Finding Your Center in a Noisy World

Jun 24 / Above Coaching

Leadership isn't about escaping the noise. It's about learning to remain grounded within it.

Have you ever reached the end of the day and realized you were busy from the moment you woke up, yet somehow never felt fully present?


Most leaders know exactly what that feels like. Meetings run long, emails continue arriving long after the workday ends, notifications compete for our attention, and priorities seem to change faster than we can respond to them. Before long, we're moving from one conversation to the next, checking boxes, solving problems, and making decisions without ever feeling like we've had a moment to breathe. The challenge isn't that leaders aren't working hard enough. If anything, most leaders are carrying far more than people realize.


Some of that pressure comes from the outside. Deadlines, organizational change, family responsibilities, and the constant expectation to do more can make it feel as though slowing down isn't even an option. But some of the noise comes from somewhere much closer. It's the quiet voice that wonders if we're doing enough, the pressure to have the right answers, the fear of disappointing others, or the belief that productivity somehow determines our worth. Over time, those internal conversations become just as loud as everything happening around us.


When we live in that environment long enough, something begins to shift. We become more reactive than intentional. We answer before we've fully listened. We make decisions from urgency instead of clarity and move from one problem to the next without ever reconnecting with why we chose to lead in the first place. Eventually, the pace of our environment quietly becomes the pace of our leadership.

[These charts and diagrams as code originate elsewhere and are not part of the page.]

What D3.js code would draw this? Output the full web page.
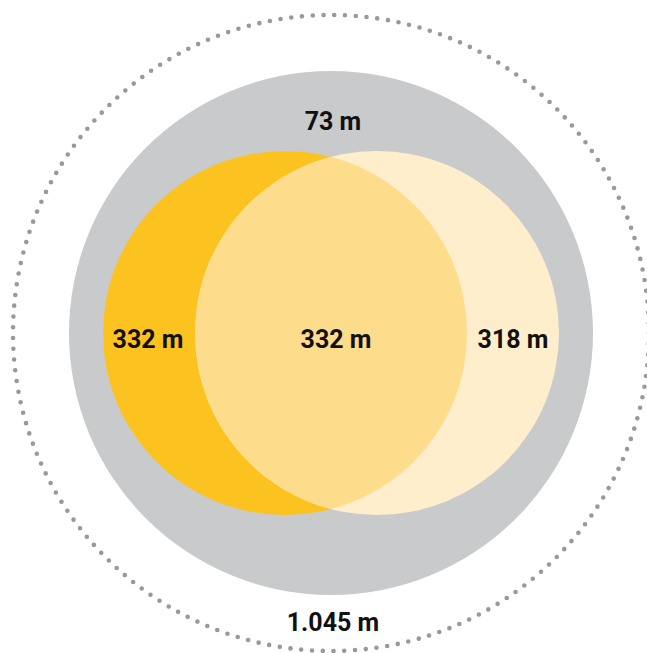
<!DOCTYPE html>
<html>
<head>
<meta charset="utf-8">
<script src="https://cdn.jsdelivr.net/npm/d3@7"></script>
<style>
  html, body { margin: 0; padding: 0; background: #ffffff; }
  svg { display: block; }
</style>
</head>
<body>
<svg id="chart" width="647" height="653"></svg>
<script>
// ---- data ----
const circleNames  = ["outer", "ring", "left", "right"];
const circleSizes  = [318, 262, 182, 182];          // relative radii
const circleOffset = [0, 0, -46, 46];               // horizontal offset (same units)
const circleFills  = ["none", "#c9cacc", "#fcc320", "#feeecb"];

const labelTexts = ["73 m", "332 m", "332 m", "318 m", "1.045 m"];
const labelX     = [2, -183, 5, 182, 2];              // same units as radii
const labelY     = [-203, 15, 15, 15, 298];

// ---- layout ----
const W = 647, H = 653;
const cx = 331, cy = 333;
const svg = d3.select("#chart");

const r = d3.scaleLinear().domain([0, 318]).range([0, 318]);
const x = d3.scaleLinear().domain([-318, 318]).range([cx - 318, cx + 318]);
const y = d3.scaleLinear().domain([-318, 318]).range([cy - 318, cy + 318]);

const circles = circleNames.map((n, i) => ({ name: n, size: circleSizes[i], off: circleOffset[i], fill: circleFills[i] }));

// dotted outer
svg.append("circle")
  .attr("cx", x(circles[0].off)).attr("cy", y(0)).attr("r", r(circles[0].size))
  .attr("fill", "none").attr("stroke", "#98999b").attr("stroke-width", 4.6)
  .attr("stroke-linecap", "round").attr("stroke-dasharray", "0 10.8");

// gray ring
svg.append("circle")
  .attr("cx", x(circles[1].off)).attr("cy", y(0)).attr("r", r(circles[1].size))
  .attr("fill", circles[1].fill);

// left orange
svg.append("circle")
  .attr("cx", x(circles[2].off)).attr("cy", y(0)).attr("r", r(circles[2].size))
  .attr("fill", circles[2].fill);

// right light
svg.append("circle")
  .attr("cx", x(circles[3].off)).attr("cy", y(0)).attr("r", r(circles[3].size))
  .attr("fill", circles[3].fill);

// overlap
const defs = svg.append("defs");
defs.append("clipPath").attr("id", "clipLeft")
  .append("circle").attr("cx", x(circles[2].off)).attr("cy", y(0)).attr("r", r(circles[2].size));
svg.append("circle")
  .attr("cx", x(circles[3].off)).attr("cy", y(0)).attr("r", r(circles[3].size))
  .attr("fill", "#fddc8c").attr("clip-path", "url(#clipLeft)");

// labels
svg.selectAll("text.lbl").data(labelTexts).enter().append("text")
  .attr("class", "lbl")
  .attr("x", (d, i) => x(labelX[i]))
  .attr("y", (d, i) => y(labelY[i]))
  .attr("text-anchor", "middle")
  .attr("font-family", "Roboto, 'DejaVu Sans', sans-serif")
  .attr("font-weight", "bold")
  .attr("font-size", 25)
  .attr("fill", "#111111")
  .text(d => d);
</script>
</body>
</html>
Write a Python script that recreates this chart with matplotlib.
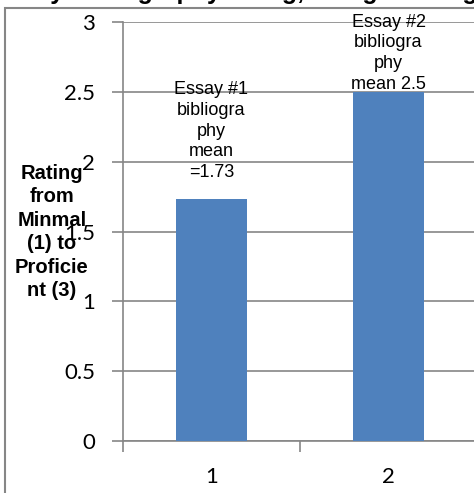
import matplotlib.pyplot as plt
from matplotlib.patches import Rectangle

# data
essays = [1, 2]
means = [1.73, 2.5]
bar_labels = ['Essay #1\nbibliogra\nphy\nmean\n=1.73', 'Essay #2\nbibliogra\nphy\nmean 2.5']
y_ticks = [0, 0.5, 1, 1.5, 2, 2.5, 3]
y_tick_labels = ['0', '0.5', '1', '1.5', '2', '2.5', '3']
title = 'Essay bibliography rating, using Scoring Guide'
ylabel = 'Rating\nfrom\nMinmal\n(1) to\nProficie\nnt (3)'

W, H = 474, 493
grey = '#868686'
fig = plt.figure(figsize=(W / 100, H / 100), dpi=100)

# outer chart frame (runs off the right and bottom edges)
fig.patches.append(Rectangle((5 / W, -0.1), 1.2, (H - 8) / H + 0.1, transform=fig.transFigure,
                             fill=False, edgecolor=grey, lw=1.5, clip_on=False))

# title, mostly cut off at the top
fig.text(-8 / W, 1 + 1 / H, title, fontsize=18, fontweight='bold', family='Liberation Sans',
         ha='left', va='baseline')

ax = fig.add_axes([123 / W, 52 / H, 354 / W, 419 / H])
ax.bar(essays, means, width=0.4, color='#4F81BD', zorder=3)
ax.set_xlim(0.5, 2.5)
ax.set_ylim(0, 3)

ax.set_yticks(y_ticks)
ax.set_yticklabels(y_tick_labels, family='Lato', fontsize=16)
ax.tick_params(axis='y', direction='out', length=8, width=1.2, color=grey, pad=12)
ax.grid(axis='y', color=grey, lw=1.2, zorder=0)

# category boundaries as major ticks, labels as minor ticks
ax.set_xticks([0.5, 1.5, 2.5])
ax.set_xticklabels([])
ax.set_xticks(essays, minor=True)
ax.set_xticklabels([str(e) for e in essays], minor=True, family='Lato', fontsize=16)
ax.tick_params(axis='x', which='major', direction='out', length=8, width=1.2, color=grey)
ax.tick_params(axis='x', which='minor', length=0, pad=19)

for s in ['top', 'right']:
    ax.spines[s].set_visible(False)
for s in ['left', 'bottom']:
    ax.spines[s].set_color(grey)
    ax.spines[s].set_linewidth(1.2)

# data labels above bars
offsets = [13, -1]
for x, m, lab, off in zip(essays, means, bar_labels, offsets):
    ax.annotate(lab, (x, m), xytext=(0, off), textcoords='offset points',
                ha='center', va='bottom', fontsize=13, family='Liberation Sans',
                linespacing=1.3, zorder=4)

fig.text(52 / W, 1 - 232 / H, ylabel, fontsize=14.5, fontweight='bold', family='Liberation Sans',
         ha='center', va='center', linespacing=1.3)

fig.savefig('out.png', dpi=100)
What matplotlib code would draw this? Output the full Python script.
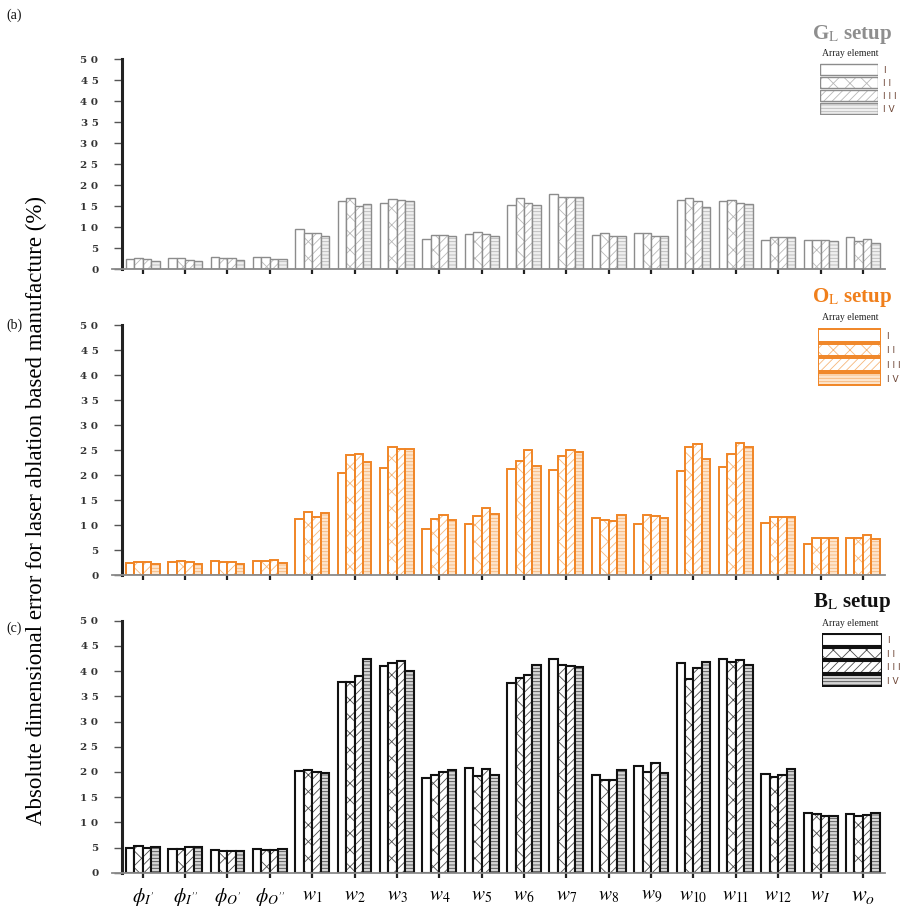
import numpy as np
import matplotlib.pyplot as plt
from matplotlib.ticker import FuncFormatter

plt.rcParams['mathtext.fontset'] = 'stix'
plt.rcParams['hatch.linewidth'] = 0.6

labels = [r'$\phi_{I^{\prime}}$', r'$\phi_{I^{\prime\prime}}$', r'$\phi_{O^{\prime}}$',
          r'$\phi_{O^{\prime\prime}}$', r'$w_1$', r'$w_2$', r'$w_3$', r'$w_4$', r'$w_5$',
          r'$w_6$', r'$w_7$', r'$w_8$', r'$w_9$', r'$w_{10}$', r'$w_{11}$', r'$w_{12}$',
          r'$w_I$', r'$w_o$']
elements = ['I', 'I I', 'I I I', 'I V']

# G_L setup, one list per array element
gl_1 = [2.5, 2.7, 2.9, 2.85, 9.5, 16.3, 15.9, 7.2, 8.3, 15.2, 17.9, 8.25, 8.7, 16.5, 16.3, 7.1, 7.1, 7.8]
gl_2 = [2.8, 2.7, 2.6, 2.85, 8.6, 17.0, 16.7, 8.25, 9.0, 17.1, 17.2, 8.6, 8.7, 17.1, 16.6, 7.6, 7.1, 6.7]
gl_3 = [2.5, 2.3, 2.6, 2.4, 8.6, 15.0, 16.4, 8.1, 8.3, 15.7, 17.2, 7.9, 8.0, 16.3, 15.7, 7.8, 7.1, 7.3]
gl_4 = [2.0, 2.0, 2.3, 2.4, 7.9, 15.6, 16.3, 7.9, 8.0, 15.3, 17.3, 7.9, 8.0, 14.8, 15.6, 7.6, 6.8, 6.3]

# O_L setup
ol_1 = [2.4, 2.7, 2.8, 2.8, 11.3, 20.4, 21.5, 9.3, 10.3, 21.2, 21.0, 11.5, 10.2, 20.8, 21.7, 10.4, 6.2, 7.5]
ol_2 = [2.7, 2.9, 2.7, 2.8, 12.6, 24.0, 25.7, 11.3, 11.9, 22.9, 23.8, 11.0, 12.1, 25.7, 24.2, 11.7, 7.5, 7.5]
ol_3 = [2.6, 2.6, 2.7, 3.0, 11.6, 24.2, 25.2, 12.0, 13.5, 25.0, 25.1, 10.9, 11.9, 26.3, 26.5, 11.7, 7.4, 8.1]
ol_4 = [2.2, 2.2, 2.3, 2.5, 12.5, 22.6, 25.2, 11.0, 12.2, 21.9, 24.7, 12.0, 11.5, 23.3, 25.7, 11.7, 7.5, 7.2]

# B_L setup
bl_1 = [5.0, 4.8, 4.6, 4.8, 20.1, 37.8, 41.1, 18.8, 20.8, 37.7, 42.5, 19.3, 21.2, 41.7, 42.5, 19.6, 11.8, 11.7]
bl_2 = [5.3, 4.8, 4.4, 4.5, 20.3, 37.8, 41.7, 19.3, 19.2, 38.6, 41.3, 18.4, 20.0, 38.5, 41.8, 18.9, 11.7, 11.2]
bl_3 = [5.0, 5.1, 4.4, 4.6, 20.0, 39.0, 42.1, 19.9, 20.6, 39.3, 41.0, 18.5, 21.7, 40.7, 42.2, 19.3, 11.3, 11.5]
bl_4 = [5.2, 5.2, 4.4, 4.8, 19.7, 42.5, 40.0, 20.4, 19.4, 41.2, 40.8, 20.4, 19.8, 41.9, 41.3, 20.6, 11.3, 11.8]

hatches = ['', 'xx', '////', '-----']
width = 0.2

panels = [
    dict(series=[gl_1, gl_2, gl_3, gl_4], name=r'G$_{\rm L}$ setup', tag='(a)',
         edge='#8c8c8c', hatch='#b8b8b8', fill4='#efefef', lw=1.0, title='#8e8e8e',
         rect=[0.1228, 0.705, 0.8476, 0.230], leg=[0.899, 0.874, 0.0636, 0.057],
         name_y=35, sub_y=53, tag_y=15),
    dict(series=[ol_1, ol_2, ol_3, ol_4], name=r'O$_{\rm L}$ setup', tag='(b)',
         edge='#f08526', hatch='#f6b67a', fill4='#fde5cd', lw=1.4, title='#f07f1b',
         rect=[0.1228, 0.3699, 0.8476, 0.2736], leg=[0.897, 0.577, 0.069, 0.0635],
         name_y=297, sub_y=317, tag_y=325),
    dict(series=[bl_1, bl_2, bl_3, bl_4], name=r'B$_{\rm L}$ setup', tag='(c)',
         edge='#111111', hatch='#4a4a4a', fill4='#d6d6d6', lw=1.5, title='#111111',
         rect=[0.1228, 0.0441, 0.8476, 0.276], leg=[0.901, 0.2475, 0.0658, 0.0591],
         name_y=602, sub_y=624, tag_y=628),
]

fig = plt.figure(figsize=(9.12, 9.13), dpi=100)
x = np.arange(len(labels))
W, H = 912, 913

for k, p in enumerate(panels):
    ax = fig.add_axes(p['rect'])
    for i, vals in enumerate(p['series']):
        pos = x + (i - 1.5) * width
        face = p['fill4'] if i == 3 else 'white'
        # hatch layer, then the outline on top
        ax.bar(pos, vals, width, color=face, edgecolor=p['hatch'], hatch=hatches[i], linewidth=0)
        ax.bar(pos, vals, width, fill=False, edgecolor=p['edge'], linewidth=p['lw'])

    ax.set_xlim(-0.725, 17.52)
    ax.set_ylim(0, 50)
    ax.set_yticks(np.arange(0, 51, 5))
    ax.yaxis.set_major_formatter(FuncFormatter(lambda v, pos: ' '.join(str(int(v)))))
    ax.set_xticks(x)
    for s in ['top', 'right']:
        ax.spines[s].set_visible(False)
    ax.spines['left'].set_position(('axes', 10 / 773))
    ax.spines['left'].set_linewidth(2.2)
    ax.spines['left'].set_color('#222222')
    ax.spines['bottom'].set_linewidth(1.3)
    ax.spines['bottom'].set_color('#8a8a8a')
    ax.tick_params(axis='y', length=6, width=1.0, color='#555555', pad=11,
                   labelsize=7.5, labelcolor='#333333')
    for t in ax.get_yticklabels():
        t.set_fontfamily('DejaVu Serif')
        t.set_fontweight('bold')
    ax.tick_params(axis='x', length=3.5, width=1.6, color='#222222', pad=6)
    if k == 2:
        ax.set_xticklabels(labels, fontsize=14)
        ax.get_xticklabels()[-1].set_fontsize(16)
    else:
        ax.set_xticklabels([])

    # legend box: one bar per array element
    lax = fig.add_axes(p['leg'])
    ly = np.arange(4)[::-1]
    for i in range(4):
        face = p['fill4'] if i == 3 else 'white'
        lax.barh(ly[i], 1, height=0.85, color=face, edgecolor=p['hatch'], hatch=hatches[i], linewidth=0)
        lax.barh(ly[i], 1, height=0.85, fill=False, edgecolor=p['edge'], linewidth=p['lw'])
    lax.set_xlim(0, 1)
    lax.set_ylim(-0.5, 3.5)
    for s in lax.spines.values():
        s.set_visible(False)
    lax.set_xticks([])
    lax.yaxis.tick_right()
    lax.set_yticks(ly)
    lax.set_yticklabels(elements, fontsize=6.5, color='#6e4636')
    lax.tick_params(axis='y', length=0, pad=4)

    fig.text(852 / W, 1 - p['name_y'] / H, p['name'], ha='center', va='center',
             fontsize=15, fontweight='bold', family='Liberation Serif', color=p['title'])
    fig.text(850 / W, 1 - p['sub_y'] / H, 'Array element', ha='center', va='center',
             fontsize=7, family='Liberation Serif', color='#222222')
    fig.text(6 / W, 1 - p['tag_y'] / H, p['tag'], ha='left', va='center',
             fontsize=10, family='Liberation Serif', color='#111111')

fig.text(36 / W, 1 - 510 / H, 'Absolute dimensional error for laser ablation based manufacture (%)',
         rotation=90, ha='center', va='center', fontsize=16.5, family='Liberation Serif')

fig.savefig('out.png', dpi=100)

One of the greatest misconceptions about leadership is that becoming more effective means learning to do more. I don't think that's true. In my experience, becoming a stronger leader often begins by learning to pause. Not because the work isn't important, but because the quality of our leadership is rarely determined by how quickly we respond. It's determined by the place from which we respond.


I've coached leaders with remarkable experience, exceptional work ethic, and a genuine desire to serve the people around them. Yet many of them describe feeling as though they're constantly putting out fires. What's interesting is that the fires aren't always the real problem. More often, they've become so accustomed to operating in a state of urgency that urgency simply feels normal. Their calendars become full, their minds become full, and eventually their leadership begins reflecting that same pace.


Intentional leaders don't necessarily have fewer responsibilities than everyone else. They've simply developed practices that help them return to center. For some, that's spending a few quiet minutes reflecting before opening their email. For others, it's taking a walk before an important conversation, journaling at the end of the day, or simply asking one question before walking into the next meeting: "Who do I want to be in this conversation?" I love that question because it shifts our attention away from everything happening around us and brings us back to something we can actually influence: ourselves.


Leadership has always been less about controlling circumstances than it is about choosing how we show up within them. When we reconnect with our values, our purpose, and the kind of leader we want to become, we begin listening more deeply, reacting less impulsively, and leading with greater intention. Ironically, slowing down often allows us to move forward more effectively because we're responding from clarity instead of simply reacting to whatever demands our attention next.


People rarely remember every decision their leader made. They remember how that leader made them feel. They remember whether they created calm during uncertainty, listened when it mattered, and remained grounded when everything around them felt chaotic. Presence leaves an impression long after the details of a meeting have been forgotten.


Perhaps finding your center isn't something you accomplish once and then move on from. Perhaps it's a practice. A decision you make over and over again to return to what matters most. Because leadership isn't about escaping the noise. It's about learning to lead from a place that the noise can no longer control.